If you think you’ve seen every possible interpretation of Shakespeare’s Richard III, you will be delighted by La Boite’s premiere production showing at the Roundhouse Theatre. Calling a 400 year-old production a premiere is a bold statement. It’s not the prose you studied in high-school, but a whole new play. This is NOT Shakespeare – and that’s a good thing.
This bold, bloody, thrilling adaptation was co-written by Marcel Dorney (winner Queensland Premier’s Drama Award 2010/2011) and Daniel Evans (winner – Queensland Premier’s Drama Award 2014/2015), inspired by the recent true event in 2012 when King Richard’s actual remains were found in a car park in the UK city of Leicester, the former battle ground of Bosworth Field that ended his short two year rule.
Part Shakespeare, part Epic Theatre, The Tragedy of King Richard III is more like a dramatised analysis of Shakespeare’s most notorious villain, excavating the man, the myth, and Shakespeare’s take on it.
In the second half of the zippy, gloriously bloody 90-minute play (sans interval), the spotlight turns on Shakespeare himself (played masterfully by La Boite’s artistic Director, Todd McDonald).
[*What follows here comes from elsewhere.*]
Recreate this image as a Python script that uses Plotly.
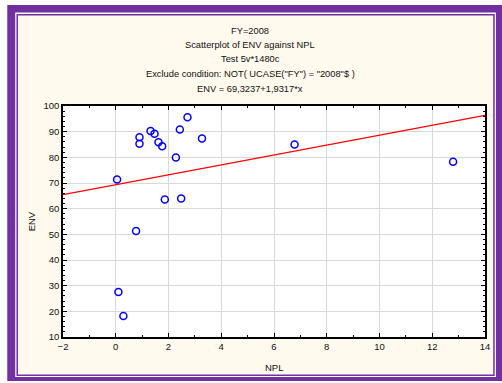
import plotly.graph_objects as go

# ---- data ----
npl = [0.05, 0.90, 0.90, 1.32, 1.47, 1.62, 1.76, 2.72, 2.43, 3.27, 2.28, 1.86, 2.48, 0.77, 0.10, 0.29, 6.78, 12.79]
env = [71.4, 87.8, 85.3, 90.3, 89.2, 85.9, 84.3, 95.6, 90.8, 87.3, 79.9, 63.6, 64.0, 51.3, 27.5, 18.2, 85.0, 78.3]
intercept = 69.3237
slope = 1.9317
x_range = [-2, 14]
y_range = [10, 100]
title_lines = [
    "FY=2008",
    "Scatterplot of ENV against NPL",
    "Test 5v*1480c",
    "Exclude condition: NOT( UCASE(\"FY\") = \"2008\"$ )",
    "ENV = 69,3237+1,9317*x",
]

# ---- layout geometry (pixels) ----
W, H = 502, 383
ML, MR, MT, MB = 63, 15, 106, 46
PW, PH = W - ML - MR, H - MT - MB


def px(x):
    return (x - ML) / PW


def py(y):
    return (H - MB - y) / PH


PURPLE = "#7030A0"
CREAM = "#FFF9EE"
FONT = "Liberation Sans, Arial, sans-serif"

fig = go.Figure()

fig.add_trace(go.Scatter(
    x=x_range,
    y=[intercept + slope * v for v in x_range],
    mode="lines",
    line=dict(color="#FF0000", width=1.4),
    hoverinfo="skip",
    showlegend=False,
))

fig.add_trace(go.Scatter(
    x=npl, y=env, mode="markers",
    marker=dict(symbol="circle-open", size=7, color="#0000FF", line=dict(width=1.5, color="#0000FF")),
    showlegend=False,
))

shapes = [
    dict(type="rect", xref="paper", yref="paper", layer="below",
         x0=px(7), x1=px(515), y0=py(5), y1=py(381),
         fillcolor=PURPLE, line=dict(width=0)),
    dict(type="rect", xref="paper", yref="paper", layer="below",
         x0=px(15), x1=px(498), y0=py(12.5), y1=py(377),
         fillcolor="white", line=dict(width=0)),
    dict(type="rect", xref="paper", yref="paper", layer="below",
         x0=px(17), x1=px(496), y0=py(14.8), y1=py(375.3),
         fillcolor=CREAM, line=dict(width=1.5, color=PURPLE)),
    dict(type="rect", xref="paper", yref="paper", layer="below",
         x0=0, x1=1, y0=0, y1=1,
         fillcolor="white", line=dict(width=0)),
]

annotations = []
ys = [30.7, 44.5, 59.3, 74, 88.5]
for t, yy in zip(title_lines, ys):
    annotations.append(dict(text=t, xref="paper", yref="paper", x=px(251), y=py(yy),
                            xanchor="center", yanchor="middle", showarrow=False,
                            font=dict(family=FONT, size=9.3, color="#111111")))
annotations.append(dict(text="ENV", xref="paper", yref="paper", x=px(31.7), y=py(221.5),
                        textangle=-90, xanchor="center", yanchor="middle", showarrow=False,
                        font=dict(family=FONT, size=9.5, color="#111111")))
annotations.append(dict(text="NPL", xref="paper", yref="paper", x=px(275), y=py(367.5),
                        xanchor="center", yanchor="middle", showarrow=False,
                        font=dict(family=FONT, size=9.5, color="#111111")))

axis_common = dict(
    showline=True, linecolor="black", linewidth=1.5, mirror="ticks",
    ticks="inside", ticklen=4, tickcolor="black", tickwidth=1,
    showgrid=True, gridcolor="#D9D9D9", gridwidth=1,
    zeroline=False,
    tickfont=dict(family=FONT, size=9.5, color="#111111"),
)

fig.update_layout(
    width=W, height=H,
    margin=dict(l=ML, r=MR, t=MT, b=MB, pad=0),
    paper_bgcolor="white",
    plot_bgcolor="white",
    shapes=shapes,
    annotations=annotations,
    xaxis=dict(range=x_range, dtick=2, tick0=-2,
               minor=dict(dtick=1, ticks="inside", ticklen=2, tickcolor="black", showgrid=False),
               **axis_common),
    yaxis=dict(range=y_range, dtick=10, tick0=10,
               minor=dict(dtick=2, ticks="inside", ticklen=2, tickcolor="black", showgrid=False),
               **axis_common),
)

fig.write_html(
    "out.html",
    config={"displayModeBar": False},
    post_script="document.body.style.margin='0';document.body.style.overflow='hidden';",
)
This show not only asks how you to rethink history from a new perspective, but relentlessly demands your involvement. It is a play that displays what I imagine would be the deliberations of a dramaturg (here, the genius of Lucas Stibbard in collaboration with the brilliant minds of Dorney and Evans), put onto the stage and inviting the audience to be part of the round table conversation.
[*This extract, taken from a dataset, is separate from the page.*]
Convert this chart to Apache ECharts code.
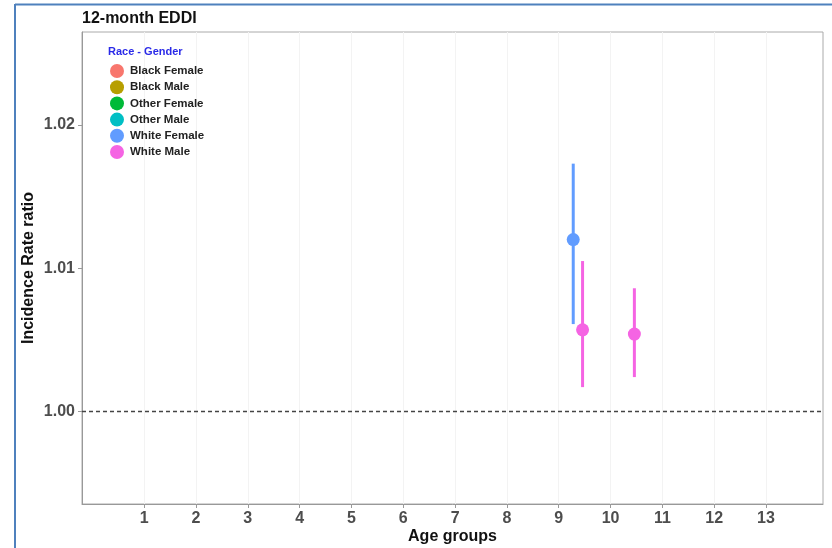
<!DOCTYPE html>
<html>
<head>
<meta charset="utf-8">
<script src="https://cdn.jsdelivr.net/npm/echarts@6/dist/echarts.min.js"></script>
<style>
  html, body { margin: 0; padding: 0; background: #fff; }
  #main { width: 832px; height: 548px; }
</style>
</head>
<body>
<div id="main"></div>
<script>
// legend entries (ggplot default hues)
const groupNames = ['Black Female', 'Black Male', 'Other Female', 'Other Male', 'White Female', 'White Male'];
const groupColors = ['#F8766D', '#B79F00', '#00BA38', '#00BFC4', '#619CFF', '#F564E3'];

// axis ticks
const ageTicks = [1, 2, 3, 4, 5, 6, 7, 8, 9, 10, 11, 12, 13];
const irrTicks = [1.00, 1.01, 1.02];

// estimates (dodged x position, IRR, lower CI, upper CI)
const whiteFemaleX = [9.28];
const whiteFemaleIRR = [1.0120];
const whiteFemaleLow = [1.0061];
const whiteFemaleHigh = [1.0173];

const whiteMaleX = [9.46, 10.46];
const whiteMaleIRR = [1.0057, 1.0054];
const whiteMaleLow = [1.0017, 1.0024];
const whiteMaleHigh = [1.0105, 1.0086];

const groupData = {
  'White Female': whiteFemaleX.map((x, i) => [x, whiteFemaleIRR[i], whiteFemaleLow[i], whiteFemaleHigh[i]]),
  'White Male': whiteMaleX.map((x, i) => [x, whiteMaleIRR[i], whiteMaleLow[i], whiteMaleHigh[i]])
};

// point + error bar
function renderPoint(params, api) {
  const x = api.value(0);
  const c = api.coord([x, api.value(1)]);
  const lo = api.coord([x, api.value(2)]);
  const hi = api.coord([x, api.value(3)]);
  const color = api.visual('color');
  return {
    type: 'group',
    children: [
      { type: 'line', shape: { x1: hi[0], y1: hi[1], x2: lo[0], y2: lo[1] }, style: { stroke: color, lineWidth: 3 } },
      { type: 'circle', shape: { cx: c[0], cy: c[1], r: 6.5 }, style: { fill: color } }
    ]
  };
}

const series = groupNames.map((name, i) => {
  const s = {
    name: name,
    type: 'custom',
    renderItem: renderPoint,
    itemStyle: { color: groupColors[i] },
    encode: { x: 0, y: [1, 2, 3] },
    data: groupData[name] || []
  };
  if (name === 'White Male') {
    s.markLine = {
      silent: true,
      symbol: 'none',
      label: { show: false },
      lineStyle: { color: '#444', type: [4, 3], width: 1.3 },
      data: [{ yAxis: 1 }]
    };
  }
  return s;
});

const chart = echarts.init(document.getElementById('main'));
chart.setOption({
  animation: false,
  backgroundColor: '#fff',
  title: [
    { text: '12-month EDDI', left: 82, top: 11, padding: 0,
      textStyle: { fontFamily: 'Liberation Sans', fontSize: 16, fontWeight: 'bold', color: '#111' } },
    { text: 'Race - Gender', left: 108, top: 46, padding: 0,
      textStyle: { fontFamily: 'Liberation Sans', fontSize: 11, fontWeight: 'bold', color: '#2a2ae8' } }
  ],
  legend: {
    orient: 'vertical',
    left: 110, top: 64,
    padding: 0,
    icon: 'circle',
    itemWidth: 14, itemHeight: 14, itemGap: 2.2,
    selectedMode: false,
    data: groupNames,
    textStyle: { fontFamily: 'Liberation Sans', fontSize: 11.5, fontWeight: 'bold', color: '#222', padding: [0, 0, 0, 1] }
  },
  grid: {
    left: 82, top: 32, right: 9, bottom: 44,
    outerBoundsMode: 'none',
    show: true, borderColor: '#aaa', borderWidth: 1
  },
  xAxis: {
    type: 'value',
    min: -0.2, max: 14.1,
    name: 'Age groups',
    nameLocation: 'middle',
    nameGap: 25,
    nameMoveOverlap: false,
    nameTextStyle: { fontFamily: 'Liberation Sans', fontSize: 16, fontWeight: 'bold', color: '#111' },
    axisLine: { show: true, onZero: false, lineStyle: { color: '#999' } },
    axisTick: { show: true, length: 4, customValues: ageTicks, lineStyle: { color: '#999' } },
    axisLabel: { customValues: ageTicks, margin: 7, fontFamily: 'Liberation Sans', fontSize: 16, fontWeight: 'bold', color: '#4d4d4d' },
    splitLine: { show: true, lineStyle: { color: '#f3f3f3' } }
  },
  yAxis: {
    type: 'value',
    min: 0.99354, max: 1.02649,
    name: 'Incidence Rate ratio',
    nameLocation: 'middle',
    nameGap: 45,
    nameMoveOverlap: false,
    nameTextStyle: { fontFamily: 'Liberation Sans', fontSize: 16, fontWeight: 'bold', color: '#111' },
    axisLine: { show: true, onZero: false, lineStyle: { color: '#999' } },
    axisTick: { show: true, length: 4, customValues: irrTicks, lineStyle: { color: '#999' } },
    axisLabel: { customValues: irrTicks, margin: 7, fontFamily: 'Liberation Sans', fontSize: 16, fontWeight: 'bold', color: '#4d4d4d',
      formatter: v => v.toFixed(2) },
    splitLine: { show: false }
  },
  graphic: [
    { type: 'line', shape: { x1: 15, y1: 4.5, x2: 832, y2: 4.5 }, style: { stroke: '#4f81bd', lineWidth: 2 } },
    { type: 'line', shape: { x1: 15, y1: 4, x2: 15, y2: 548 }, style: { stroke: '#4f81bd', lineWidth: 2 } }
  ],
  series: series
});
</script>
</body>
</html>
Particularly potent was Helen Howard’s blood soaked full- bodied powerhouse speech about the traditional role of women (or lack thereof) in Shakespeare’s plays.
Naomi Price held the stage as the narrator (she also played some minor characters), provoking us to question what we know about history and our role in creating that ‘truth’. Director Daniel Evans also cleverly found some moments to show of Price’s stunning singing voice, bringing in some modern musical references.
14 year-old Atticus Robb played the young Richard III with impressive maturity and reminded me of a young Leonardo DiCaprio. Hopefully he will be one of the nurtured in years to come for he certainly has a promising future treading the boards.
Amy Ingram, as expected, delivered an assured performance – bold, seductive, and cheeky all at once. Pacharo Mzembe also rounding out the stellar cast with a solid performance and great execution of the fight scenes (choreographed by Nigel Poulton).
But it was Todd Macdonald’s frenetic workshopping of Shakespeare’s play that was the highlight of the show. It was like a reality game show, in which he was buzzed every time the powers that be didn’t like an idea. Not sure whether he would have been voted off the island or had his head chopped off, but the frenzied delivery allowed Macdonald’s comedic talents (and personality) to shine through.
The set was simple but dramatic (designed by Kieran Swann). In the centre of the round theatre was a raised square stage that filled with water, blood, and rain throughout the show – sparing no actor. The lighting design (Jason Glenwright), made great use of the water effects to paint the foreboding atmosphere. But with the mixture of rope lights around the stage and a grid of lights above with water pouring down, I did have a moment where I thought “I hope they did a good health and safety plan and don’t electrocute themselves”. Thrilling stuff.
In The Tragedy of King Richard III, La Boite presents a new genre of theatre and offers a platform from which to jump start conversations around Shakespeare in High Schools – I hope it has a very successful touring run.
However, the only criticism is that the cerebral depth the 90-minute play (no interval) delved into was a little hard (or a little too much) to follow at times.
The Tragedy of King Richard III is playing at La Boite. Roundhouse Theatre until June 11.